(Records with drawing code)
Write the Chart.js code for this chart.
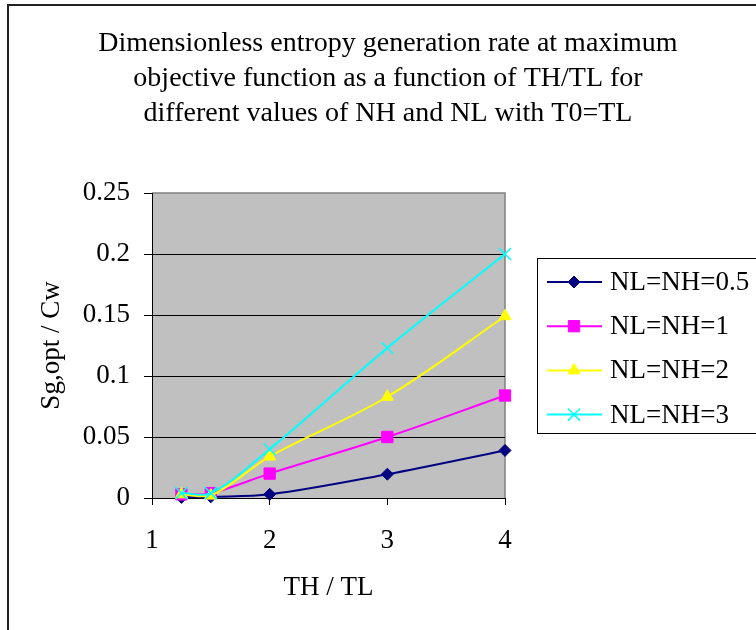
<!DOCTYPE html>
<html>
<head>
<meta charset="utf-8">
<script src="https://cdn.jsdelivr.net/npm/chart.js"></script>
<style>
  html, body { margin: 0; padding: 0; background: #fff; }
  #chart { display: block; }
</style>
</head>
<body>
<canvas id="chart" width="756" height="630"></canvas>
<script>
// valeurs
const thTl = [1.25, 1.5, 2, 3, 4];
const nh05 = [0.0005, 0.001, 0.003, 0.0195, 0.039];
const nh1 = [0.003, 0.004, 0.020, 0.050, 0.084];
const nh2 = [0.003, 0.002, 0.034, 0.083, 0.149];
const nh3 = [0.004, 0.004, 0.040, 0.123, 0.200];

const seriesNames = ['NL=NH=0.5', 'NL=NH=1', 'NL=NH=2', 'NL=NH=3'];
const yTickLabels = ['0', '0.05', '0.1', '0.15', '0.2', '0.25'];
const xTickLabels = ['1', '2', '3', '4'];
const titleLines = [
    'Dimensionless entropy generation rate at maximum',
    'objective function as a function of TH/TL for',
    'different values of NH and NL with T0=TL'
];

const serif = "'Liberation Serif', 'Times New Roman', serif";

function toPoints(values) {
    return values.map((v, i) => ({ x: thTl[i], y: v }));
}

function makeSeries(label, values, color, style, radius, order) {
    return {
        label: label,
        data: toPoints(values),
        borderColor: color,
        backgroundColor: color,
        pointBackgroundColor: color,
        pointBorderColor: color,
        pointStyle: style,
        pointRadius: radius,
        pointBorderWidth: style === 'crossRot' ? 1.5 : 1,
        borderWidth: 2,
        tension: 0.35,
        clip: false,
        order: order
    };
}

// fond gris, cadre extérieur et titre
const decorPlugin = {
    id: 'decor',
    beforeDraw(chart) {
        const { ctx, chartArea } = chart;
        ctx.save();
        ctx.fillStyle = '#c0c0c0';
        ctx.fillRect(chartArea.left, chartArea.top, chartArea.right - chartArea.left, chartArea.bottom - chartArea.top);
        ctx.strokeStyle = '#808080';
        ctx.lineWidth = 1.5;
        ctx.beginPath();
        ctx.moveTo(chartArea.left, chartArea.top);
        ctx.lineTo(chartArea.right, chartArea.top);
        ctx.lineTo(chartArea.right, chartArea.bottom);
        ctx.stroke();

        ctx.strokeStyle = '#222';
        ctx.lineWidth = 2;
        ctx.beginPath();
        ctx.moveTo(8, 630);
        ctx.lineTo(8, 5);
        ctx.lineTo(760, 5);
        ctx.stroke();

        ctx.fillStyle = '#000';
        ctx.font = '28px ' + serif;
        ctx.textAlign = 'center';
        ctx.textBaseline = 'alphabetic';
        titleLines.forEach((line, i) => {
            ctx.fillText(line, 388, 51 + i * 35);
        });
        ctx.restore();
    }
};

// légende encadrée à droite
const boxLegendPlugin = {
    id: 'boxLegend',
    afterDraw(chart) {
        const ctx = chart.ctx;
        const left = 537.5, top = 258.5, bottom = 433.5;
        ctx.save();
        ctx.fillStyle = '#fff';
        ctx.fillRect(left, top, 240, bottom - top);
        ctx.strokeStyle = '#000';
        ctx.lineWidth = 1;
        ctx.strokeRect(left, top, 240, bottom - top);

        chart.data.datasets.forEach((ds, i) => {
            const y = 282 + i * 44.2;
            ctx.strokeStyle = ds.borderColor;
            ctx.lineWidth = 2;
            ctx.beginPath();
            ctx.moveTo(547, y);
            ctx.lineTo(602, y);
            ctx.stroke();
            ctx.fillStyle = ds.pointBackgroundColor;
            ctx.strokeStyle = ds.pointBorderColor;
            ctx.lineWidth = ds.pointBorderWidth;
            Chart.helpers.drawPoint(ctx, {
                pointStyle: ds.pointStyle,
                radius: ds.pointRadius,
                rotation: 0,
                borderWidth: ds.pointBorderWidth
            }, 574, y);
            ctx.fillStyle = '#000';
            ctx.font = '27px ' + serif;
            ctx.textAlign = 'left';
            ctx.textBaseline = 'middle';
            ctx.fillText(ds.label, 610, y + 1);
        });
        ctx.restore();
    }
};

const ctx = document.getElementById('chart').getContext('2d');
const chart = new Chart(ctx, {
    type: 'line',
    data: {
        datasets: [
            makeSeries(seriesNames[0], nh05, '#000080', 'rectRot', 6, 3),
            makeSeries(seriesNames[1], nh1, '#ff00ff', 'rect', 8, 2),
            makeSeries(seriesNames[2], nh2, '#ffff00', 'triangle', 7, 1),
            makeSeries(seriesNames[3], nh3, '#00ffff', 'crossRot', 8.5, 0)
        ]
    },
    options: {
        responsive: false,
        animation: false,
        layout: { padding: { top: 193, right: 251, left: 0, bottom: 0 } },
        plugins: {
            legend: { display: false },
            tooltip: { enabled: false }
        },
        scales: {
            x: {
                type: 'linear',
                min: 1,
                max: 4,
                afterFit(scale) { scale.height = 132; },
                ticks: {
                    stepSize: 1,
                    color: '#000',
                    padding: 20,
                    font: { family: serif, size: 27 },
                    callback: (v, i) => xTickLabels[i]
                },
                grid: {
                    drawOnChartArea: false,
                    tickLength: 7,
                    color: '#000',
                    tickColor: '#000'
                },
                border: { color: '#000', width: 1 },
                title: {
                    display: true,
                    text: 'TH / TL',
                    color: '#000',
                    font: { family: serif, size: 27 },
                    padding: { top: 0, bottom: 26 }
                }
            },
            y: {
                min: 0,
                max: 0.25,
                afterFit(scale) { scale.width = 152; },
                ticks: {
                    stepSize: 0.05,
                    color: '#000',
                    padding: 14,
                    font: { family: serif, size: 27 },
                    callback: (v, i) => yTickLabels[i]
                },
                grid: {
                    color: (c) => (c.tick && c.tick.value >= 0.25) ? 'rgba(0,0,0,0)' : '#000',
                    tickColor: '#000',
                    tickLength: 8,
                    lineWidth: 1
                },
                border: { color: '#000', width: 1 },
                title: {
                    display: true,
                    text: 'Sg,opt / Cw',
                    color: '#000',
                    font: { family: serif, size: 27 },
                    padding: { top: 36, bottom: 0 }
                }
            }
        }
    },
    plugins: [decorPlugin, boxLegendPlugin]
});
</script>
</body>
</html>
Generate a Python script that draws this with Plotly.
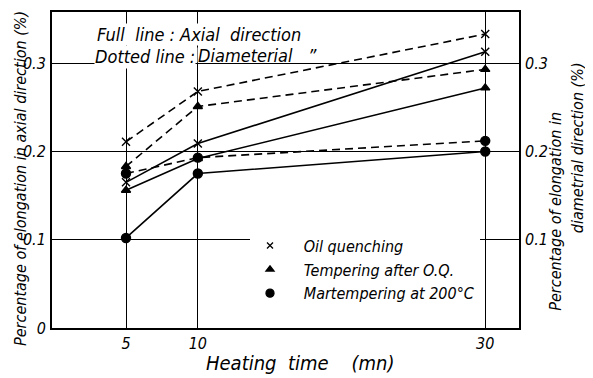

Aim:
Every line above should be repeated exactly; pictures stay out of the copy.

Task solution:
Write the Chart.js code for this chart.
<!DOCTYPE html>
<html>
<head>
<meta charset="utf-8">
<script src="https://cdn.jsdelivr.net/npm/chart.js"></script>
<style>
  html, body { margin: 0; padding: 0; background: #fff; }
  #chart { display: block; }
</style>
</head>
<body>
<canvas id="chart" width="756" height="630"></canvas>
<script>
// valeurs
const thTl = [1.25, 1.5, 2, 3, 4];
const nh05 = [0.0005, 0.001, 0.003, 0.0195, 0.039];
const nh1 = [0.003, 0.004, 0.020, 0.050, 0.084];
const nh2 = [0.003, 0.002, 0.034, 0.083, 0.149];
const nh3 = [0.004, 0.004, 0.040, 0.123, 0.200];

const seriesNames = ['NL=NH=0.5', 'NL=NH=1', 'NL=NH=2', 'NL=NH=3'];
const yTickLabels = ['0', '0.05', '0.1', '0.15', '0.2', '0.25'];
const xTickLabels = ['1', '2', '3', '4'];
const titleLines = [
    'Dimensionless entropy generation rate at maximum',
    'objective function as a function of TH/TL for',
    'different values of NH and NL with T0=TL'
];

const serif = "'Liberation Serif', 'Times New Roman', serif";

function toPoints(values) {
    return values.map((v, i) => ({ x: thTl[i], y: v }));
}

function makeSeries(label, values, color, style, radius, order) {
    return {
        label: label,
        data: toPoints(values),
        borderColor: color,
        backgroundColor: color,
        pointBackgroundColor: color,
        pointBorderColor: color,
        pointStyle: style,
        pointRadius: radius,
        pointBorderWidth: style === 'crossRot' ? 1.5 : 1,
        borderWidth: 2,
        tension: 0.35,
        clip: false,
        order: order
    };
}

// fond gris, cadre extérieur et titre
const decorPlugin = {
    id: 'decor',
    beforeDraw(chart) {
        const { ctx, chartArea } = chart;
        ctx.save();
        ctx.fillStyle = '#c0c0c0';
        ctx.fillRect(chartArea.left, chartArea.top, chartArea.right - chartArea.left, chartArea.bottom - chartArea.top);
        ctx.strokeStyle = '#808080';
        ctx.lineWidth = 1.5;
        ctx.beginPath();
        ctx.moveTo(chartArea.left, chartArea.top);
        ctx.lineTo(chartArea.right, chartArea.top);
        ctx.lineTo(chartArea.right, chartArea.bottom);
        ctx.stroke();

        ctx.strokeStyle = '#222';
        ctx.lineWidth = 2;
        ctx.beginPath();
        ctx.moveTo(8, 630);
        ctx.lineTo(8, 5);
        ctx.lineTo(760, 5);
        ctx.stroke();

        ctx.fillStyle = '#000';
        ctx.font = '28px ' + serif;
        ctx.textAlign = 'center';
        ctx.textBaseline = 'alphabetic';
        titleLines.forEach((line, i) => {
            ctx.fillText(line, 388, 51 + i * 35);
        });
        ctx.restore();
    }
};

// légende encadrée à droite
const boxLegendPlugin = {
    id: 'boxLegend',
    afterDraw(chart) {
        const ctx = chart.ctx;
        const left = 537.5, top = 258.5, bottom = 433.5;
        ctx.save();
        ctx.fillStyle = '#fff';
        ctx.fillRect(left, top, 240, bottom - top);
        ctx.strokeStyle = '#000';
        ctx.lineWidth = 1;
        ctx.strokeRect(left, top, 240, bottom - top);

        chart.data.datasets.forEach((ds, i) => {
            const y = 282 + i * 44.2;
            ctx.strokeStyle = ds.borderColor;
            ctx.lineWidth = 2;
            ctx.beginPath();
            ctx.moveTo(547, y);
            ctx.lineTo(602, y);
            ctx.stroke();
            ctx.fillStyle = ds.pointBackgroundColor;
            ctx.strokeStyle = ds.pointBorderColor;
            ctx.lineWidth = ds.pointBorderWidth;
            Chart.helpers.drawPoint(ctx, {
                pointStyle: ds.pointStyle,
                radius: ds.pointRadius,
                rotation: 0,
                borderWidth: ds.pointBorderWidth
            }, 574, y);
            ctx.fillStyle = '#000';
            ctx.font = '27px ' + serif;
            ctx.textAlign = 'left';
            ctx.textBaseline = 'middle';
            ctx.fillText(ds.label, 610, y + 1);
        });
        ctx.restore();
    }
};

const ctx = document.getElementById('chart').getContext('2d');
const chart = new Chart(ctx, {
    type: 'line',
    data: {
        datasets: [
            makeSeries(seriesNames[0], nh05, '#000080', 'rectRot', 6, 3),
            makeSeries(seriesNames[1], nh1, '#ff00ff', 'rect', 8, 2),
            makeSeries(seriesNames[2], nh2, '#ffff00', 'triangle', 7, 1),
            makeSeries(seriesNames[3], nh3, '#00ffff', 'crossRot', 8.5, 0)
        ]
    },
    options: {
        responsive: false,
        animation: false,
        layout: { padding: { top: 193, right: 251, left: 0, bottom: 0 } },
        plugins: {
            legend: { display: false },
            tooltip: { enabled: false }
        },
        scales: {
            x: {
                type: 'linear',
                min: 1,
                max: 4,
                afterFit(scale) { scale.height = 132; },
                ticks: {
                    stepSize: 1,
                    color: '#000',
                    padding: 20,
                    font: { family: serif, size: 27 },
                    callback: (v, i) => xTickLabels[i]
                },
                grid: {
                    drawOnChartArea: false,
                    tickLength: 7,
                    color: '#000',
                    tickColor: '#000'
                },
                border: { color: '#000', width: 1 },
                title: {
                    display: true,
                    text: 'TH / TL',
                    color: '#000',
                    font: { family: serif, size: 27 },
                    padding: { top: 0, bottom: 26 }
                }
            },
            y: {
                min: 0,
                max: 0.25,
                afterFit(scale) { scale.width = 152; },
                ticks: {
                    stepSize: 0.05,
                    color: '#000',
                    padding: 14,
                    font: { family: serif, size: 27 },
                    callback: (v, i) => yTickLabels[i]
                },
                grid: {
                    color: (c) => (c.tick && c.tick.value >= 0.25) ? 'rgba(0,0,0,0)' : '#000',
                    tickColor: '#000',
                    tickLength: 8,
                    lineWidth: 1
                },
                border: { color: '#000', width: 1 },
                title: {
                    display: true,
                    text: 'Sg,opt / Cw',
                    color: '#000',
                    font: { family: serif, size: 27 },
                    padding: { top: 36, bottom: 0 }
                }
            }
        }
    },
    plugins: [decorPlugin, boxLegendPlugin]
});
</script>
</body>
</html>
Generate a Python script that draws this with Plotly.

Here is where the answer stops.